Why Fitbit's stock is crashing

Fitbit (FIT) is floundering. Following the fitness device maker’s announcement that it will see slower-than-expected growth in Q4 2016, the company’s stock fell off a whopping 30%.

So what went wrong for Fitbit? Well, a few things, actually. Issues ranged from product launch difficulties, supply constraints and poor performance in the Asian markets.

One of Fitbit’s biggest problems, according to the company at least, was how and when it launched its newest devices: the Fitbit Flex 2 and Fitbit Charge 2. Fitbit said it went out of its way to ensure that the products launched faster than previously expected, getting them out of the door and on the market by the end of Q3 2016. The problem with that is by launching the products early, revenue that was initially anticipated for Q4 ended up moving to Q3 instead.

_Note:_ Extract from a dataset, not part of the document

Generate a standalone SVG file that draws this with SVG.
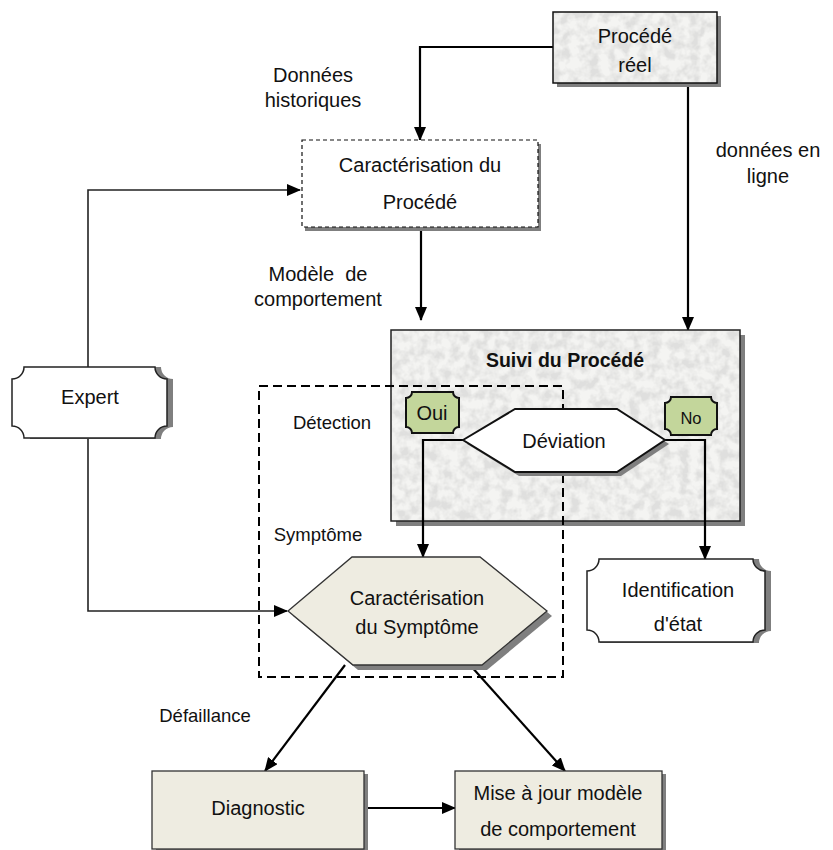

As a result, Fitbit anticipates that it will see between just 2% and 5% growth in Q4 of this year. As a point of comparison, the company saw revenue increase by 92% in Q4 2015 versus Q4 2014. That’s a massive slowdown in growth.

Fitbit also ran into production problems with the Fitbit Flex 2 resulting in supply constraints that are expected to further impact Q4 earnings. Then there was the company’s performance in Asian markets, where sales fell by 45%.

fitbit
Fitbit shareholders haven’t been doing great.

But hope isn’t lost for Fitbit. The wearables industry is still expected to grow in the coming years, and as of now, Fitbit represents about 25% of the entire market. The company said it’s also looking to expand its product line into additional form factors to help increase consumer interest.

Fitbit still has a lot on its side, with strong brand recognition, broad distribution, and multiple devices at multiple price points,” said IDC Research’s Ramon Llamas. “We cannot say the same for other [companies], and I’ve seen a number of vendors reduce and/or not refresh their product portfolios, which is a bit risky considering we’re heading into the holiday season.”

Llamas says he believes the fitness tracker market is at a point where vendors are updating their devices without offering any new or meaningful features that will entice consumers.

“The emphasis on design and software have been good so far, but I think we’re still just scratching the surface of what else wearables can do,” he said. “For this, I look forward to more sensors capturing new fitness and health data; full time cellular connectivity; computing that is practically invisible so that the devices melt into the background and all you see is the product (like a watch or clothing).”

So, yes, Fitbit is in for a bumpy ride. But it is far from finished.